CHICAGO—Community activists recently met on the city’s South Side to share information with residents and keep demanding housing protections to keep people from being driven out during Obama Presidential Center construction.
“As of now, there are no protections in place. We haven’t seen any significant movement from the city,” said Dixon Romeo of the Community Benefits Agreement Coalition. He is worried that the Obama Presidential Center, a nearly $1 billion project scheduled to be completed in 2025, will push South Shore and Kenwood neighborhood residents, who are predominantly Black, out of their homes.
He and other members of the coalition are calling for Mayor Lori Lightfoot, Alderwoman Leslie Hairston of the 5th Ward and Alderman Greg Mitchell of the 7th Ward to agree to six demands. Organizers say the demands include ensuring equitable development in South Shore; expanding tenant protections; keeping affordable housing in the community; preventing and addressing rising displacement; giving $12 million in homeowner protections; and increasing resources for low-income families from the Chicago Housing Authority.
Organizers say the ball is in the mayor and city officials’ court. Neither the mayor, Alderwoman Hairston nor Alderman Mitchell responded to Final Call requests for comment after the Nov. 12 meeting in South Shore.
In September 2020, Mayor Lightfoot and the city council approved an ordinance to bring affordable housing protections to the nearby Woodlawn neighborhood, where the center will be built.
Under the ordinance, Woodlawn residents are to be protected from displacement, should enjoy fair housing and for sale housing opportunities at a range of incomes; and the ordinance is supposed to ensure existing housing translates into good, quality housing for current residents.
Activists say South Shore and Kenwood need protections now. According to Community Benefits Agreement Coalition research, the demands for South Shore differ from Woodlawn due to its geographical size, number of renters and vacant lots. And there are no housing protections for South Shore or Kenwood, they add.
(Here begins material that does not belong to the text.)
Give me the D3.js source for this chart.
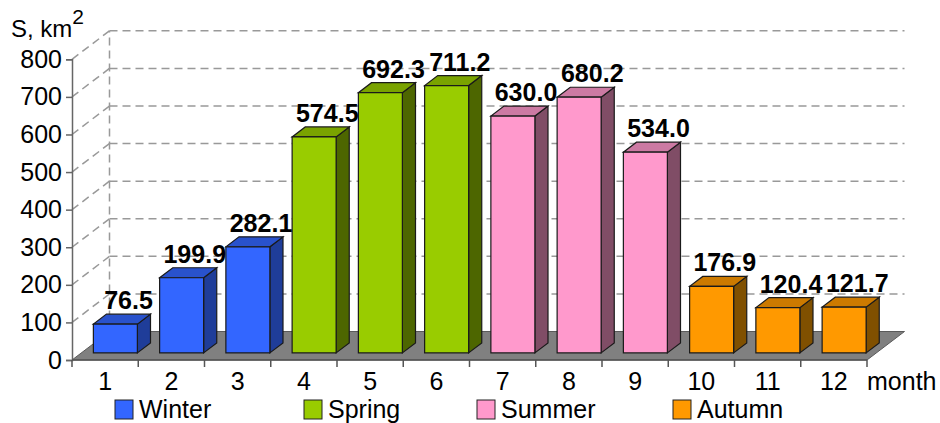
<!DOCTYPE html>
<html>
<head>
<meta charset="utf-8">
<script src="https://cdn.jsdelivr.net/npm/d3@7"></script>
<style>
  body { margin: 0; background: #fff; }
  text { font-family: "Liberation Sans", Arial, sans-serif; }
</style>
</head>
<body>
<div id="chart"></div>
<script>
// data
var months = ["1", "2", "3", "4", "5", "6", "7", "8", "9", "10", "11", "12"];
var areas = [76.5, 199.9, 282.1, 574.5, 692.3, 711.2, 630.0, 680.2, 534.0, 176.9, 120.4, 121.7];
var seasonOf = ["Winter", "Winter", "Winter", "Spring", "Spring", "Spring",
                "Summer", "Summer", "Summer", "Autumn", "Autumn", "Autumn"];
var seasons = ["Winter", "Spring", "Summer", "Autumn"];
var yTicks = [0, 100, 200, 300, 400, 500, 600, 700, 800];

// front / top / side shades for each season
var frontColor = {Winter: "#3366ff", Spring: "#99cc00", Summer: "#ff99cc", Autumn: "#ff9900"};
var topColor   = {Winter: "#2952cc", Spring: "#7aa300", Summer: "#cc7aa3", Autumn: "#cc7a00"};
var sideColor  = {Winter: "#1f3d99", Spring: "#4d6600", Summer: "#804d66", Autumn: "#805000"};

var width = 940, height = 423;

var svg = d3.select("#chart").append("svg")
    .attr("width", width)
    .attr("height", height);

var x = d3.scaleBand().domain(months).range([72, 867]);
var y = d3.scaleLinear().domain([0, 800]).range([360, 59.3]);

// oblique depth offset
var DX = 37.5, DY = 28.5;
function proj(px, py, z) { return [px + z * DX, py - z * DY]; }

var gridColor = "#999";
var dash = "8,5";

// back wall gridlines
var grid = svg.append("g");
grid.selectAll(".back").data(yTicks.slice(1)).enter().append("line")
    .attr("x1", proj(72, 0, 1)[0])
    .attr("x2", proj(867, 0, 1)[0])
    .attr("y1", function (d) { return proj(0, y(d), 1)[1]; })
    .attr("y2", function (d) { return proj(0, y(d), 1)[1]; })
    .attr("stroke", gridColor).attr("stroke-width", 1.5).attr("stroke-dasharray", dash);

// side wall diagonals
grid.selectAll(".side").data(yTicks.slice(1)).enter().append("line")
    .attr("x1", 72)
    .attr("y1", function (d) { return y(d); })
    .attr("x2", proj(72, 0, 1)[0])
    .attr("y2", function (d) { return proj(0, y(d), 1)[1]; })
    .attr("stroke", gridColor).attr("stroke-width", 1.5).attr("stroke-dasharray", dash);

// back-left corner
grid.append("line")
    .attr("x1", proj(72, 0, 1)[0]).attr("x2", proj(72, 0, 1)[0])
    .attr("y1", proj(0, y(0), 1)[1]).attr("y2", proj(0, y(800), 1)[1])
    .attr("stroke", gridColor).attr("stroke-width", 1.5).attr("stroke-dasharray", dash);

// floor
var f0 = [72, y(0)], f1 = [867, y(0)], f2 = proj(867, y(0), 1), f3 = proj(72, y(0), 1);
svg.append("path")
    .attr("d", "M" + [f0, f1, f2, f3].map(function (p) { return p.join(","); }).join("L") + "Z")
    .attr("fill", "#808080")
    .attr("stroke", "#5a5a5a")
    .attr("stroke-width", 1);

// bars
var z0 = 0.25, z1 = 0.6, barW = 44, barOff = 12;
var bars = svg.append("g").selectAll("g").data(areas).enter().append("g");

function pts(list) { return list.map(function (p) { return p.join(","); }).join(" "); }

bars.each(function (d, i) {
    var g = d3.select(this);
    var s = seasonOf[i];
    var left = x(months[i]) + barOff;
    var right = left + barW;
    var a = proj(left, y(0), z0), b = proj(right, y(0), z0);
    var c = proj(right, y(d), z0), e = proj(left, y(d), z0);
    var cb = proj(right, y(d), z1), eb = proj(left, y(d), z1), bb = proj(right, y(0), z1);
    g.append("polygon").attr("points", pts([b, bb, cb, c]))
        .attr("fill", sideColor[s]).attr("stroke", "#1a1a1a").attr("stroke-width", 1.2);
    g.append("polygon").attr("points", pts([e, c, cb, eb]))
        .attr("fill", topColor[s]).attr("stroke", "#1a1a1a").attr("stroke-width", 1.2);
    g.append("polygon").attr("points", pts([a, b, c, e]))
        .attr("fill", frontColor[s]).attr("stroke", "#1a1a1a").attr("stroke-width", 1.2);
});

// value labels
svg.append("g").selectAll("text").data(areas).enter().append("text")
    .attr("x", function (d, i) { return proj(x(months[i]) + barOff + barW / 2, 0, z1)[0]; })
    .attr("y", function (d) { return proj(0, y(d), z1)[1] - 5; })
    .attr("text-anchor", "middle")
    .attr("font-size", 25)
    .attr("font-weight", "bold")
    .attr("fill", "#000")
    .text(function (d) { return d3.format(".1f")(d); });

// y axis
var yAxis = d3.axisLeft(y).tickValues(yTicks).tickSize(6).tickPadding(4);
var gy = svg.append("g").attr("transform", "translate(72,0)").call(yAxis);
gy.select(".domain").attr("stroke", "#666").attr("stroke-width", 1.5);
gy.selectAll(".tick line").attr("stroke", "#666").attr("stroke-width", 1.5);
gy.selectAll(".tick text")
    .attr("font-size", 25)
    .attr("font-family", "'Liberation Sans', Arial, sans-serif")
    .attr("fill", "#000");

// x axis: ticks at category boundaries, labels centered
var gx = svg.append("g");
gx.append("line").attr("x1", 72).attr("x2", 867).attr("y1", y(0)).attr("y2", y(0))
    .attr("stroke", "#555").attr("stroke-width", 1.5);
gx.selectAll(".xt").data(months.concat(["end"])).enter().append("line")
    .attr("x1", function (d, i) { return 72 + i * x.bandwidth(); })
    .attr("x2", function (d, i) { return 72 + i * x.bandwidth(); })
    .attr("y1", y(0)).attr("y2", y(0) + 7)
    .attr("stroke", "#555").attr("stroke-width", 1.5);
gx.selectAll(".xl").data(months).enter().append("text")
    .attr("x", function (d) { return x(d) + x.bandwidth() / 2; })
    .attr("y", 390)
    .attr("text-anchor", "middle")
    .attr("font-size", 25)
    .attr("fill", "#000")
    .text(function (d) { return d; });

svg.append("text").attr("x", 867).attr("y", 390)
    .attr("font-size", 25).attr("fill", "#000").text("month");

// y axis title
var yt = svg.append("text").attr("x", 11).attr("y", 37).attr("font-size", 24).attr("fill", "#000");
yt.append("tspan").text("S, km");
yt.append("tspan").attr("dy", -13).attr("font-size", 21).text("2");

// legend
var legendX = [115, 304, 477, 673];
var leg = svg.append("g").selectAll("g").data(seasons).enter().append("g")
    .attr("transform", function (d, i) { return "translate(" + legendX[i] + ",400)"; });
leg.append("rect").attr("width", 18).attr("height", 19)
    .attr("fill", function (d) { return frontColor[d]; })
    .attr("stroke", "#222").attr("stroke-width", 1);
leg.append("text").attr("x", 24).attr("y", 18)
    .attr("font-size", 25).attr("fill", "#000")
    .text(function (d) { return d; });
</script>
</body>
</html>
The coalition organized and pressed for housing protections for five years to get the commitments made in Woodlawn, said Brandon Patterson, also an organizer with the Community Benefits Agreement Coalition. “The hope is that it won’t take them that long in South Shore. Residents in South Shore are in the toughest position so it needs it the most, and it needs it now. People are being displaced as we speak because rents are rising as we speak.”
The presidential center is supposed to bring an “enriching experience” to the South Side. The 19.3-acre, 235-feet tall project will include a library, museum, park and activity center, walkway, garden, and children’s park.
Community activists and residents do not oppose the presidential center but want to avert a potential disaster for vulnerable Black neighborhoods. During the presidential center groundbreaking in late September, residents and community activists voiced these concerns at a press conference aimed at the mayor and city council.
Mr. Romeo vowed that the Community Benefits Agreement Coalition would continue to push hard for demands for South Shore and Kenwood residents. The coalition will also be knocking on doors, talking to people and meeting with those impacted by changes in the neighborhood, he said.